Why are PostgreSQL Backups Necessary?

PostgreSQL backups are essential for safeguarding critical data and mitigating potential risks. Without proper backups, data loss could have catastrophic consequences for businesses, from financial losses to reputation damage to operational disruptions. Additionally, human errors like accidental deletions or incorrect updates can cause irreversible data loss, making reliable backups crucial for restoring data to a known good state and minimizing the impact of such errors.

But it’s not just about avoiding losses; it’s about staying compliant and protecting your business.  Because many industries must follow strict regulations that mandate data retention and protection, failure to comply with these requirements can result in severe penalties and legal repercussions. By consistently backing up PostgreSQL data, you demonstrate adherence to these regulations, and should the need arise, you can restore data as needed.

Backups are also important because they can help to ensure business continuity in the event of a disaster, making it easier to recover from downtime and resume operations.

A robust PostgreSQL backup strategy grants an organization peace of mind, knowing that data is secure, compliance needs are met, and business will continue to thrive without interruption.

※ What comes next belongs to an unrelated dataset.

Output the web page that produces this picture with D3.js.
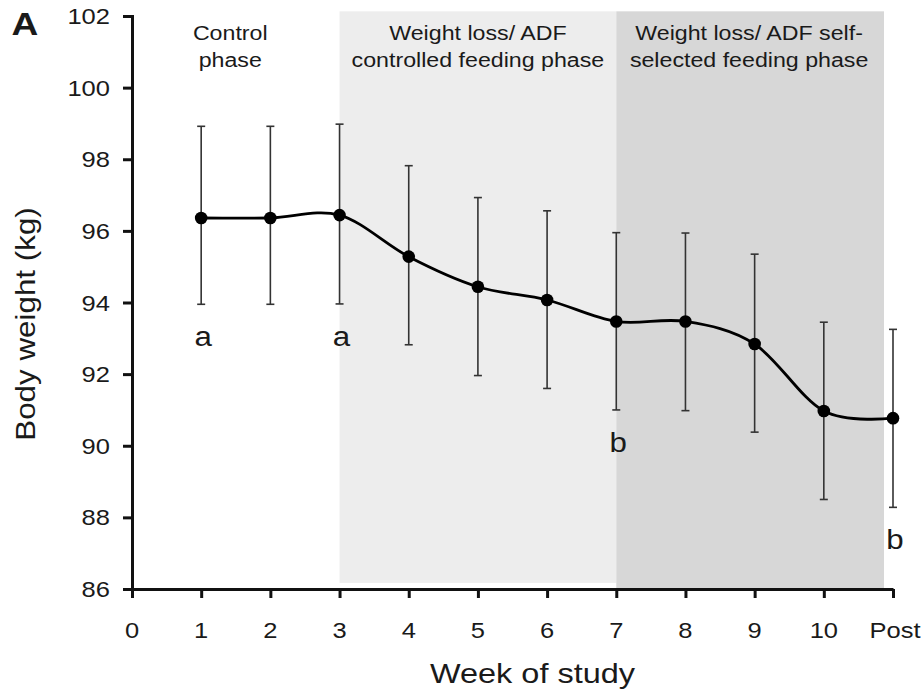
<!DOCTYPE html>
<html>
<head>
<meta charset="utf-8">
<script src="https://cdn.jsdelivr.net/npm/d3@7"></script>
<style>
  body { margin: 0; background: #fff; }
  text { font-family: "Liberation Sans", Arial, sans-serif; fill: #1a1a1a; }
</style>
</head>
<body>
<svg id="chart"></svg>
<script>
// data
const weeks = [1, 2, 3, 4, 5, 6, 7, 8, 9, 10, 11];
const meanWeight = [96.36, 96.36, 96.44, 95.28, 94.44, 94.07, 93.47, 93.47, 92.84, 90.97, 90.77];
const upperBar = [98.92, 98.92, 98.98, 97.82, 96.93, 96.56, 95.95, 95.94, 95.35, 93.45, 93.25];
const lowerBar = [93.95, 93.95, 93.96, 92.82, 91.96, 91.60, 91.00, 90.98, 90.38, 88.50, 88.28];
const xTickValues = [0, 1, 2, 3, 4, 5, 6, 7, 8, 9, 10, 11];
const xTickLabels = ['0', '1', '2', '3', '4', '5', '6', '7', '8', '9', '10', 'Post'];
const yTickValues = [86, 88, 90, 92, 94, 96, 98, 100, 102];
const phaseStart = [3, 7];
const phaseEnd = [7, 10.87];
const phaseColor = ['#ededed', '#d7d7d7'];
const phaseLabels = [
    {x: 1.42, lines: ['Control', 'phase']},
    {x: 5.0, lines: ['Weight loss/ ADF', 'controlled feeding phase']},
    {x: 8.92, lines: ['Weight loss/ ADF self-', 'selected feeding phase']}
];
const sigWeeks = [1, 3, 7, 11];
const sigLetters = ['a', 'a', 'b', 'b'];

const width = 924, height = 689;
const margin = {top: 16, right: 31, bottom: 100, left: 132};
const sx = 1.16; // the source figure is a bit stretched sideways

const svg = d3.select('#chart').attr('width', width).attr('height', height);

const xScale = d3.scaleLinear().domain([0, 11]).range([margin.left, width - margin.right]);
const yScale = d3.scaleLinear().domain([86, 102]).range([height - margin.bottom, margin.top]);

// stretched text helper
function label(g, x, y, txt, size, anchor, weight) {
    return g.append('text')
        .attr('transform', `translate(${x},${y}) scale(${sx},1)`)
        .attr('text-anchor', anchor || 'middle')
        .style('font-size', size + 'px')
        .style('font-weight', weight || 'normal')
        .text(txt);
}

// phase shading
svg.selectAll('.phase')
    .data(phaseStart)
    .join('rect')
    .attr('class', 'phase')
    .attr('x', d => xScale(d))
    .attr('y', yScale(102.13))
    .attr('width', (d, i) => xScale(phaseEnd[i]) - xScale(d))
    .attr('height', (d, i) => yScale(i === 0 ? 86.17 : 86) - yScale(102.13))
    .attr('fill', (d, i) => phaseColor[i]);

// phase titles
phaseLabels.forEach(p => {
    p.lines.forEach((line, j) => {
        label(svg, xScale(p.x), 40 + j * 27, line, 20);
    });
});

// axes
const yAxis = d3.axisLeft(yScale).tickValues(yTickValues).tickSize(9).tickPadding(12);
const xAxis = d3.axisBottom(xScale).tickValues(xTickValues).tickSize(9).tickSizeOuter(0)
    .tickFormat((d, i) => xTickLabels[i]);

const yAxisG = svg.append('g')
    .attr('transform', `translate(${margin.left},0)`)
    .call(yAxis);
const xAxisG = svg.append('g')
    .attr('transform', `translate(0,${height - margin.bottom})`)
    .call(xAxis);

[xAxisG, yAxisG].forEach(g => {
    g.select('.domain').attr('stroke', '#111').attr('stroke-width', 3);
    g.selectAll('.tick line').attr('stroke', '#111').attr('stroke-width', 3);
    g.selectAll('.tick text').remove();
});
svg.select('.domain');

yTickValues.forEach(v => {
    label(svg, margin.left - 22, yScale(v) + 8, v, 22, 'end');
});
xTickValues.forEach((v, i) => {
    label(svg, xScale(v) + (i === 11 ? 2 : 0), height - margin.bottom + 49, xTickLabels[i], 22);
});

// axis titles
label(svg, (margin.left + width - margin.right) / 2 + 20, 683, 'Week of study', 28);
svg.append('text')
    .attr('transform', `translate(35,${yScale(93.4)}) rotate(-90) scale(1.12,1)`)
    .attr('text-anchor', 'middle')
    .style('font-size', '28px')
    .text('Body weight (kg)');

label(svg, 25, 35, 'A', 32, 'middle', 'bold');

// error bars
const bars = svg.append('g');
bars.selectAll('.err')
    .data(weeks)
    .join('line')
    .attr('class', 'err')
    .attr('x1', d => xScale(d)).attr('x2', d => xScale(d))
    .attr('y1', (d, i) => yScale(upperBar[i]))
    .attr('y2', (d, i) => yScale(lowerBar[i]))
    .attr('stroke', '#333').attr('stroke-width', 1.6);
[upperBar, lowerBar].forEach(arr => {
    bars.selectAll(null)
        .data(weeks)
        .join('line')
        .attr('x1', d => xScale(d) - 4).attr('x2', d => xScale(d) + 4)
        .attr('y1', (d, i) => yScale(arr[i]))
        .attr('y2', (d, i) => yScale(arr[i]))
        .attr('stroke', '#333').attr('stroke-width', 1.6);
});

// smoothed line + markers
const line = d3.line()
    .x((d, i) => xScale(weeks[i]))
    .y(d => yScale(d))
    .curve(d3.curveCardinal.tension(0));

svg.append('path')
    .datum(meanWeight)
    .attr('d', line)
    .attr('fill', 'none')
    .attr('stroke', '#000')
    .attr('stroke-width', 2.8);

svg.selectAll('.point')
    .data(meanWeight)
    .join('circle')
    .attr('class', 'point')
    .attr('cx', (d, i) => xScale(weeks[i]))
    .attr('cy', d => yScale(d))
    .attr('r', 6.3)
    .attr('fill', '#000');

// significance letters under the bars
sigWeeks.forEach((w, i) => {
    const idx = weeks.indexOf(w);
    label(svg, xScale(w) + 2, yScale(lowerBar[idx]) + 42, sigLetters[i], 27);
});
</script>
</body>
</html>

Percona and PostgreSQL work better together.

Try Percona Distribution for PostgreSQL today.

 

The DBA’s Role in Database Management

The Database Administrator (DBA) is important in backup management, maintaining data integrity, and ensuring business continuity. Some key tasks of a DBA in backup management include: 

Backup Planning: The DBA is responsible for developing a comprehensive backup strategy that aligns with the organization’s data protection requirements and needs and working with other teams to develop disaster recovery plans. 

Monitoring Backup Operations: DBAs continuously monitor backup processes and performance by setting up alerts to notify them of any backup failures or issues, addressing errors, and performing maintenance as needed.

Backup Testing and Validation: To ensure backups are reliable and can be efficiently used for recovery, DBAs regularly perform backup testing and validation.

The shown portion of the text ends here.